ICE has ramped up what is known as "expedited removal" — a fast-tracked deportation process where noncitizens can find themselves expelled from the country in a matter of days, or even hours.

That process was designed to quickly deport unauthorized immigrants caught near the U.S. border who had been in the country for less than 14 days, but the Trump administration expanded it to cover the entire country, targeting undocumented people who have been present for less than two years. On Aug. 29, a federal court blocked Trump's expedited removal policy and an appeal is currently pending.

Although Ramirez Clavijo was able to narrowly avoid removal thanks to the quick action of Keker's attorneys and a responsive federal court, many noncitizens are unable to stave off deportation even when they have arguable legal protection, in great part due to the fact that they are unrepresented, legal experts say.

Attorneys working pro bono can step in to help when overburdened legal aid nonprofits lack the bandwidth, Meyer said.
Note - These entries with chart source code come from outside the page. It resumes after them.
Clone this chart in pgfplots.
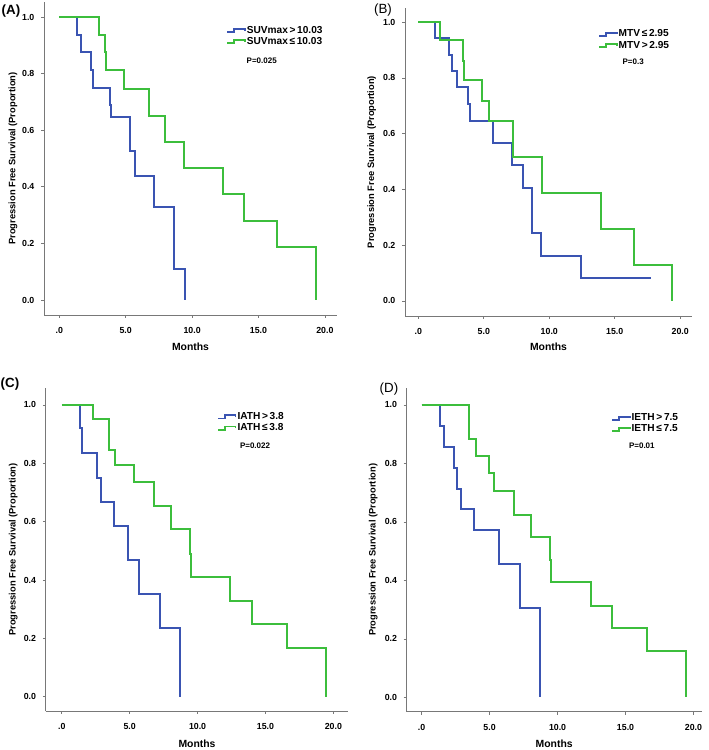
\documentclass[border=0pt]{standalone}
\usepackage{fontspec}
\setmainfont{Liberation Sans}
\usepackage{pgfplots}
\pgfplotsset{compat=1.18}
\definecolor{kmblue}{RGB}{58,84,178}
\definecolor{kmgreen}{RGB}{60,190,60}
\definecolor{axgray}{RGB}{120,120,120}
\pgfplotsset{
  kmaxis/.style={
    scale only axis, anchor=south west,
    axis lines=left, axis line style={-, draw=axgray, line width=0.6pt},
    tick style={draw=axgray, line width=0.5pt}, tick align=outside, major tick length=2.2pt,
    xtick={0,5,10,15,20}, xticklabels={.0,5.0,10.0,15.0,20.0},
    ytick={0,0.2,0.4,0.6,0.8,1.0}, yticklabels={0.0,0.2,0.4,0.6,0.8,1.0},
    tick label style={font=\bfseries\fontsize{6.6}{7.5}\selectfont, text=black},
    xticklabel style={yshift=-3.5pt},
    yticklabel style={xshift=-1.5pt},
    xlabel={Months}, ylabel={Progression Free Survival (Proportion)},
    xlabel style={font=\bfseries\fontsize{7.8}{9}\selectfont, at={(axis description cs:0.5,-0.1)}, anchor=center},
    ylabel style={font=\bfseries\fontsize{7}{8}\selectfont, anchor=center},
    legend cell align=left,
    legend style={draw=none, fill=none, anchor=west, font=\bfseries\fontsize{7.6}{8.5}\selectfont,
      inner sep=0pt, nodes={inner sep=0.8pt}},
    legend image code/.code={\draw[#1, line width=1.4pt, line join=miter] (0pt,-1.2pt) -- (5pt,-1.2pt) -- (5pt,1.3pt) -- (13pt,1.3pt) -- (13pt,0pt);},
    clip=false,
  },
  kmb/.style={const plot, color=kmblue, line width=1.5pt, mark=none},
  kmg/.style={const plot, color=kmgreen, line width=1.5pt, mark=none},
}
\begin{document}
\begin{tikzpicture}
\path[use as bounding box] (0pt,0pt) rectangle (531.75pt,-562.5pt);
% Panel labels
\node[font=\bfseries\fontsize{10}{12}\selectfont] at (8.25pt,-8.6pt) {(A)};
\node[font=\fontsize{10}{12}\selectfont] at (287.25pt,-7.5pt) {(B)};
\node[font=\bfseries\fontsize{10}{12}\selectfont] at (7.5pt,-288pt) {(C)};
\node[font=\fontsize{10}{12}\selectfont] at (291.75pt,-291.75pt) {(D)};

% (A)
\begin{axis}[kmaxis, at={(33pt,-236.25pt)}, width=219.75pt, height=234.75pt,
  xmin=-1.152, xmax=20.91, ymin=-0.053, ymax=1.053,
  ylabel style={at={(axis description cs:-0.106,0.5)}},
  legend style={at={(axis description cs:0.622,0.891)}}]
\addplot[kmb] coordinates {(0,1) (1.30,0.9375) (1.63,0.875) (2.36,0.8125) (2.53,0.75) (3.79,0.6875) (3.89,0.647) (5.32,0.528) (5.70,0.439) (7.15,0.329) (8.63,0.111) (9.46,0)};
\addlegendentry{SUVmax\,>\,10.03}
\addplot[kmg] coordinates {(0,1) (2.96,0.9375) (3.46,0.875) (3.50,0.8125) (4.89,0.746) (6.75,0.651) (7.93,0.558) (9.36,0.465) (12.35,0.373) (13.93,0.28) (16.41,0.186) (19.35,0)};
\addlegendentry{SUVmax\,≤\,10.03}
\node[font=\bfseries\fontsize{6}{7}\selectfont] at (axis cs:15.24,0.846) {P=0.025};
\end{axis}

% (B)
\begin{axis}[kmaxis, at={(303.75pt,-237pt)}, width=215.25pt, height=231pt,
  xmin=-1.02, xmax=20.9, ymin=-0.054, ymax=1.051,
  ylabel style={at={(axis description cs:-0.116,0.5)}},
  legend style={at={(axis description cs:0.673,0.896)}}]
\addplot[kmb] coordinates {(0,1) (1.30,0.943) (2.32,0.883) (2.55,0.825) (2.98,0.767) (3.82,0.706) (3.95,0.647) (5.73,0.566) (7.13,0.486) (8.03,0.404) (8.66,0.243) (9.35,0.161) (12.41,0.083) (17.76,0.083)};
\addlegendentry{MTV\,≤\,2.95}
\addplot[kmg] coordinates {(0,1) (1.66,0.935) (3.44,0.86) (3.48,0.793) (4.87,0.719) (5.38,0.647) (7.21,0.518) (9.43,0.386) (13.94,0.258) (16.46,0.129) (19.36,0)};
\addlegendentry{MTV\,>\,2.95}
\node[font=\bfseries\fontsize{6}{7}\selectfont] at (axis cs:16.41,0.859) {P=0.3};
\end{axis}

% (C)
\begin{axis}[kmaxis, at={(34.3pt,-533.25pt)}, width=226.95pt, height=242.25pt,
  xmin=-1.18, xmax=21.1, ymin=-0.049, ymax=1.058,
  ylabel style={at={(axis description cs:-0.107,0.5)}},
  legend style={at={(axis description cs:0.566,0.893)}}]
\addplot[kmb] coordinates {(0,1) (1.35,0.92) (1.52,0.834) (2.58,0.751) (2.90,0.669) (3.85,0.585) (4.91,0.469) (5.72,0.352) (7.24,0.234) (8.74,0)};
\addlegendentry{IATH\,>\,3.8}
\addplot[kmg] coordinates {(0,1) (2.33,0.951) (3.46,0.90) (3.50,0.846) (3.95,0.794) (5.35,0.737) (6.80,0.655) (8.02,0.574) (9.47,0.49) (9.51,0.411) (12.39,0.328) (13.99,0.248) (16.56,0.166) (19.46,0)};
\addlegendentry{IATH\,≤\,3.8}
\node[font=\bfseries\fontsize{6}{7}\selectfont] at (axis cs:14.23,0.860) {P=0.022};
\end{axis}

% (D)
\begin{axis}[kmaxis, at={(305pt,-533.8pt)}, width=221.25pt, height=242.8pt,
  xmin=-1.10, xmax=20.6, ymin=-0.049, ymax=1.058,
  ylabel style={at={(axis description cs:-0.113,0.5)}},
  legend style={at={(axis description cs:0.693,0.889)}}]
\addplot[kmb] coordinates {(0,1) (1.35,0.929) (1.67,0.857) (2.36,0.786) (2.58,0.714) (2.90,0.643) (3.85,0.571) (5.72,0.457) (7.21,0.305) (8.74,0)};
\addlegendentry{IETH\,>\,7.5}
\addplot[kmg] coordinates {(0,1) (3.48,0.94) (3.52,0.882) (3.98,0.825) (4.98,0.766) (5.35,0.705) (6.82,0.623) (8.02,0.55) (9.47,0.47) (9.51,0.394) (12.47,0.314) (13.99,0.237) (16.56,0.159) (19.46,0)};
\addlegendentry{IETH\,≤\,7.5}
\node[font=\bfseries\fontsize{6}{7}\selectfont] at (axis cs:16.2,0.860) {P=0.01};
\end{axis}
\end{tikzpicture}
\end{document}
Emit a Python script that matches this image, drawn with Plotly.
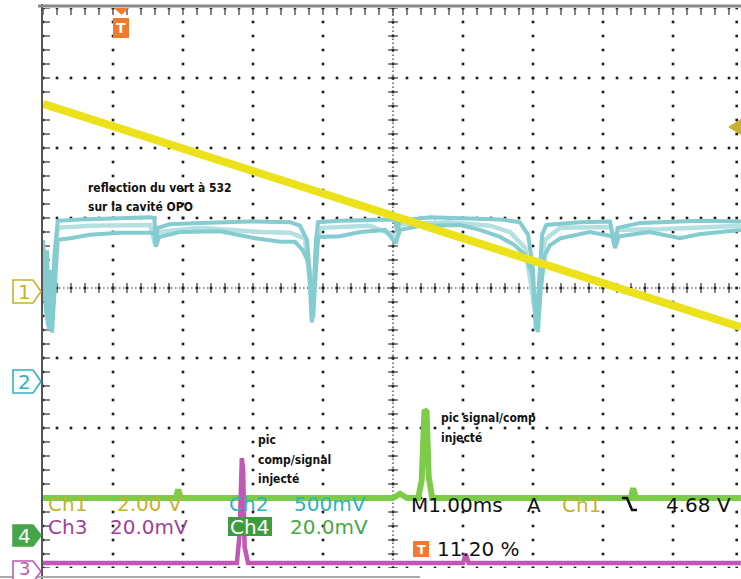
import plotly.graph_objects as go
import numpy as np

# ---------------- data (time in ms from left edge, amplitude in divisions) -------------
ch1_t = [0.0, 9.97]
ch1_v = [2.63, -0.56]

ch2a_t = [0.0, 0.03, 0.06, 0.07, 0.10, 0.13, 0.16, 0.19, 0.21, 0.53, 1.10, 1.53, 1.59, 1.61, 1.64, 1.81,
          2.24, 2.96, 3.53, 3.67, 3.77, 3.81, 3.84, 3.87, 3.90, 3.93, 4.24, 4.81, 5.03, 5.06, 5.09, 5.53,
          6.10, 6.53, 6.81, 6.93, 7.00, 7.04, 7.09, 7.13, 7.19, 7.67, 8.10, 8.14, 8.17, 8.21, 8.53, 9.39, 9.97]
ch2a_v = [0.69, -0.17, 0.54, -0.53, 0.26, -0.64, 0.40, 0.83, 0.96, 0.98, 1.00, 1.01, 1.00, 0.69, 0.86, 0.91,
          0.93, 0.95, 0.94, 0.89, 0.69, 0.26, -0.49, -0.03, 0.69, 0.94, 0.96, 0.97, 0.98, 0.80, 0.96, 1.01,
          1.00, 0.98, 0.94, 0.76, 0.26, -0.60, 0.11, 0.76, 0.90, 0.94, 0.95, 0.76, 0.61, 0.86, 0.93, 0.96, 0.95]

ch2b_t = [0.0, 0.04, 0.09, 0.11, 0.14, 0.17, 0.21, 0.39, 0.67, 1.10, 1.53, 1.59, 1.61, 1.66, 1.96, 2.53,
          3.03, 3.39, 3.60, 3.71, 3.79, 3.83, 3.86, 3.89, 3.93, 4.24, 4.53, 4.89, 5.04, 5.10, 5.39, 5.96,
          6.24, 6.53, 6.74, 6.89, 6.99, 7.04, 7.07, 7.11, 7.17, 7.24, 7.39, 7.81, 8.13, 8.17, 8.23, 8.67,
          9.10, 9.39, 9.97]
ch2b_v = [0.54, -0.31, -0.60, -0.17, -0.46, 0.11, 0.69, 0.71, 0.76, 0.79, 0.80, 0.79, 0.59, 0.73, 0.80, 0.81,
          0.71, 0.66, 0.66, 0.54, 0.37, -0.17, -0.43, 0.11, 0.73, 0.74, 0.80, 0.83, 0.64, 0.83, 0.89, 0.90,
          0.83, 0.73, 0.61, 0.47, 0.19, -0.46, -0.63, -0.03, 0.47, 0.61, 0.71, 0.80, 0.74, 0.57, 0.74, 0.80,
          0.71, 0.77, 0.83]

ch2c_t = [0.0, 0.06, 0.10, 0.13, 0.17, 0.21, 0.67, 1.53, 1.60, 1.64, 2.24, 3.10, 3.53, 3.74, 3.81, 3.84,
          3.90, 3.96, 4.67, 5.04, 5.10, 5.81, 6.39, 6.67, 6.89, 7.01, 7.06, 7.10, 7.17, 7.39, 8.11, 8.16,
          8.21, 8.81, 9.97]
ch2c_v = [0.61, -0.46, -0.17, -0.57, 0.54, 0.86, 0.89, 0.90, 0.63, 0.80, 0.86, 0.80, 0.79, 0.71, 0.11, -0.43,
          0.54, 0.86, 0.89, 0.74, 0.91, 0.94, 0.89, 0.80, 0.57, -0.17, -0.53, 0.19, 0.69, 0.86, 0.87, 0.66,
          0.83, 0.84, 0.89]

ch4_t = [0.0, 1.90, 1.93, 1.97, 5.00, 5.10, 5.20, 5.36, 5.41, 5.45, 5.48, 5.51, 5.56, 5.70, 8.40, 8.43, 8.47, 9.97]
ch4_v = [-3.00, -3.00, -2.88, -3.00, -3.00, -2.94, -3.00, -3.00, -2.75, -1.74, -1.77, -2.70, -3.00, -3.00,
         -3.00, -2.86, -3.00, -3.00]

ch3_t = [0.0, 2.77, 2.81, 2.84, 2.86, 2.88, 2.93, 6.00, 6.04, 6.08, 9.97]
ch3_v = [-3.93, -3.93, -3.50, -2.43, -2.60, -3.70, -3.93, -3.93, -3.80, -3.93, -3.93]

# ---------------- geometry helpers --------------------------------------------------------
W, H = 741, 579
L, T, B = 43, 8, 11
DIV = 70.0
XMAX = (W - L) / DIV


def px(x):
    return (x - L) / (W - L)


def py(y):
    return (H - B - y) / (H - T - B)


YEL = "#ece21c"
CYA = "#84ccd0"
GRN = "#7ccc48"
MAG = "#c257b6"
OLV = "#c6b22c"
ORG = "#f07a2e"

fig = go.Figure()

# graticule dots
gx, gy = [], []
for xv in list(range(0, 11)) + [9.91]:
    for k in range(41):
        gx.append(xv)
        gy.append(-4 + 0.2 * k)
for yv in range(-4, 5):
    for k in range(51):
        gx.append(0.2 * k)
        gy.append(yv)
fig.add_trace(go.Scatter(x=gx, y=gy, mode="markers", hoverinfo="skip",
                         marker=dict(size=2.6, color="#1a1a1a", symbol="square", line=dict(width=0))))

# centre-line ticks
tk = np.arange(0, 10.01, 0.2)
fig.add_trace(go.Scatter(x=tk, y=[0] * len(tk), mode="markers", hoverinfo="skip",
                         marker=dict(symbol="line-ns", size=7, line=dict(width=1.2, color="#333"))))
tv = np.arange(-4, 4.01, 0.2)
fig.add_trace(go.Scatter(x=[5] * len(tv), y=tv, mode="markers", hoverinfo="skip",
                         marker=dict(symbol="line-ew", size=7, line=dict(width=1.2, color="#333"))))
# border ticks
fig.add_trace(go.Scatter(x=[0.04] * len(tv), y=tv, mode="markers", hoverinfo="skip",
                         marker=dict(symbol="line-ew", size=6, line=dict(width=1.2, color="#333"))))
fig.add_trace(go.Scatter(x=tk, y=[3.96] * len(tk), mode="markers", hoverinfo="skip",
                         marker=dict(symbol="line-ns", size=6, line=dict(width=1.2, color="#333"))))

# waveforms
fig.add_trace(go.Scatter(x=ch2c_t, y=ch2c_v, mode="lines", line=dict(color="#b4e0e2", width=4.5), hoverinfo="skip"))
fig.add_trace(go.Scatter(x=ch2b_t, y=ch2b_v, mode="lines", line=dict(color=CYA, width=4), hoverinfo="skip"))
fig.add_trace(go.Scatter(x=ch2a_t, y=ch2a_v, mode="lines", line=dict(color=CYA, width=4), hoverinfo="skip"))
fig.add_trace(go.Scatter(x=ch1_t, y=ch1_v, mode="lines", line=dict(color=YEL, width=8), hoverinfo="skip"))
fig.add_trace(go.Scatter(x=ch4_t, y=ch4_v, mode="lines", line=dict(color=GRN, width=6), hoverinfo="skip"))
fig.add_trace(go.Scatter(x=ch3_t, y=ch3_v, mode="lines", line=dict(color=MAG, width=4.5), hoverinfo="skip"))

shapes = []
# centre dense dotted lines
shapes.append(dict(type="line", xref="x", yref="y", x0=0, x1=10, y0=0, y1=0,
                   line=dict(color="#333", width=1.2, dash="1.5px,2.5px"), layer="below"))
shapes.append(dict(type="line", xref="x", yref="y", x0=5, x1=5, y0=-4, y1=4,
                   line=dict(color="#333", width=1.2, dash="1.5px,2.5px"), layer="below"))
# borders
shapes.append(dict(type="line", xref="paper", yref="paper", x0=px(42), x1=px(42), y0=py(4), y1=py(579),
                   line=dict(color="#555", width=2)))
shapes.append(dict(type="line", xref="paper", yref="paper", x0=px(38), x1=px(741), y0=py(6), y1=py(6),
                   line=dict(color="#888", width=3)))
shapes.append(dict(type="line", xref="paper", yref="paper", x0=px(0), x1=px(420), y0=py(577), y1=py(577),
                   line=dict(color="#aaa", width=2)))


def pent(x0, x1, y0, y1, line_col, fill_col):
    xm = x1 - 8
    yc = (y0 + y1) / 2
    path = (f"M{px(x0)},{py(y0)} L{px(xm)},{py(y0)} L{px(x1)},{py(yc)} "
            f"L{px(xm)},{py(y1)} L{px(x0)},{py(y1)} Z")
    return dict(type="path", xref="paper", yref="paper", path=path,
                line=dict(color=line_col, width=1.6), fillcolor=fill_col)


shapes.append(pent(13, 41, 280, 303, OLV, "white"))
shapes.append(pent(13, 41, 370, 393, "#2fb3bd", "white"))
shapes.append(pent(13, 41, 525, 546, "#46a548", "#46a548"))
shapes.append(pent(13, 41, 561, 582, MAG, "white"))

# trigger position marker (top)
shapes.append(dict(type="path", xref="paper", yref="paper",
                   path=f"M{px(114)},{py(8)} L{px(129)},{py(8)} L{px(121.5)},{py(15)} Z",
                   fillcolor=ORG, line=dict(width=0)))
shapes.append(dict(type="rect", xref="paper", yref="paper", x0=px(113), x1=px(129), y0=py(18), y1=py(38),
                   fillcolor=ORG, line=dict(width=0)))
# trigger level arrow (right)
shapes.append(dict(type="path", xref="paper", yref="paper",
                   path=f"M{px(728)},{py(127)} L{px(741)},{py(119)} L{px(741)},{py(135)} Z",
                   fillcolor=OLV, line=dict(width=0)))
# Ch4 label box, T box
shapes.append(dict(type="rect", xref="paper", yref="paper", x0=px(228), x1=px(272), y0=py(517), y1=py(536),
                   fillcolor="#3d9c40", line=dict(width=0)))
shapes.append(dict(type="rect", xref="paper", yref="paper", x0=px(413), x1=px(429), y0=py(541), y1=py(557),
                   fillcolor=ORG, line=dict(width=0)))
# falling slope symbol
shapes.append(dict(type="path", xref="paper", yref="paper",
                   path=(f"M{px(622)},{py(498)} L{px(627)},{py(498)} L{px(632)},{py(510)} "
                         f"L{px(637)},{py(510)}"),
                   line=dict(color="#111", width=2.6)))

ann = []


def txt(x, y, s, size, color, family="DejaVu Sans", weight="normal", anchor="left"):
    ann.append(dict(xref="paper", yref="paper", x=px(x), y=py(y), text=s, showarrow=False,
                    xanchor=anchor, yanchor="middle", borderpad=0,
                    font=dict(size=size, color=color, family=family, weight=weight)))


NOTE = "DejaVu Sans Condensed, Liberation Sans Narrow, DejaVu Sans"
txt(87, 188, "reflection du vert à 532", 12, "#111", NOTE, "bold")
txt(87, 207, "sur la cavité OPO", 12, "#111", NOTE, "bold")
txt(257, 440, "pic", 12, "#111", NOTE, "bold")
txt(257, 460, "comp/signal", 12, "#111", NOTE, "bold")
txt(257, 479, "injecté", 12, "#111", NOTE, "bold")
txt(440, 418, "pic signal/comp", 12, "#111", NOTE, "bold")
txt(440, 438, "injecté", 12, "#111", NOTE, "bold")

F = 20
txt(47, 504, "Ch1", F, OLV)
txt(116, 504, "2.00 V", F, OLV)
txt(228, 504, "Ch2", F, "#2fb3bd")
txt(293, 504, "500mV", F, "#2fb3bd")
txt(410, 505, "M1.00ms", F, "#111")
txt(526, 505, "A", F, "#111")
txt(561, 505, "Ch1", F, OLV)
txt(665, 505, "4.68 V", F, "#111")
txt(47, 527, "Ch3", F, "#a0409c")
txt(109, 527, "20.0mV", F, "#a0409c")
txt(229, 527, "Ch4", F, "white")
txt(289, 527, "20.0mV", F, "#45a845")
txt(436, 549, "11.20 %", F, "#111")
txt(421, 549, "T", 13, "white", "DejaVu Sans", "bold", "center")
txt(121, 28, "T", 14, "white", "DejaVu Sans", "bold", "center")
txt(24, 291.5, "1", F, OLV, anchor="center")
txt(24, 381.5, "2", F, "#2fb3bd", anchor="center")
txt(24, 535.5, "4", F, "white", anchor="center")
txt(24, 568, "3", 18, MAG, anchor="center")

fig.update_layout(
    width=W, height=H,
    margin=dict(l=L, r=0, t=T, b=B, pad=0),
    paper_bgcolor="white", plot_bgcolor="white",
    showlegend=False,
    xaxis=dict(range=[0, XMAX], visible=False, fixedrange=True),
    yaxis=dict(range=[-4, 4], visible=False, fixedrange=True),
    shapes=shapes, annotations=ann,
)

fig.write_html("out.html", config={"displayModeBar": False},
               post_script="document.body.style.margin='0';document.body.style.overflow='hidden';")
"Time is absolutely of the essence, because ICE is grabbing people," Meyer said. "I'm not a constitutional lawyer, but to me, these are pretty basic constitutional violations, Fifth Amendment right violations that anyone who litigates cases can do."

The efforts to free Ramirez Clavijo marked the first time that Meyer, a lawyer focusing on commercial disputes, intellectual property and class action who has experience handling pro bono matters, worked to release a person from ICE custody — but it wasn't the last.

More recently, Keker helped Salam Maklad, a Syrian asylum seeker who entered the United States in 2002 without a visa, get released from an ICE detention center in Bakersfield, California, where she was detained for nearly a month, according to a statement by the firm.

Maklad had been waiting for two years for her asylum application to be heard when she was arrested on July 9 as she attended a routine ICE check-in. She was handcuffed at the wrists, ankles, and waist, loaded on a bus for five hours, and dropped off at Mesa Verde ICE Processing Center, a detention facility.

On Aug. 8, six days after Meyer and Keker associate attorney Kayla Crowell had filed a habeas petition on Maklad's behalf, U.S. District Judge Jennifer L. Thurston for the Eastern District of California ordered her immediate release, finding that she was likely to succeed in showing that her detention violated her constitutional rights and caused her irreparable harm.

"In its fervor to expel as many immigrants as possible from the U.S., ICE attempts to trample constitutional protections afforded to every person in this country, regardless of immigration status," Meyer said in a statement. "We encourage every lawyer who is able to consider taking cases like these, to file a habeas petition and [temporary restraining orders] to reunite people with their families. It is meaningful work that literally saves lives."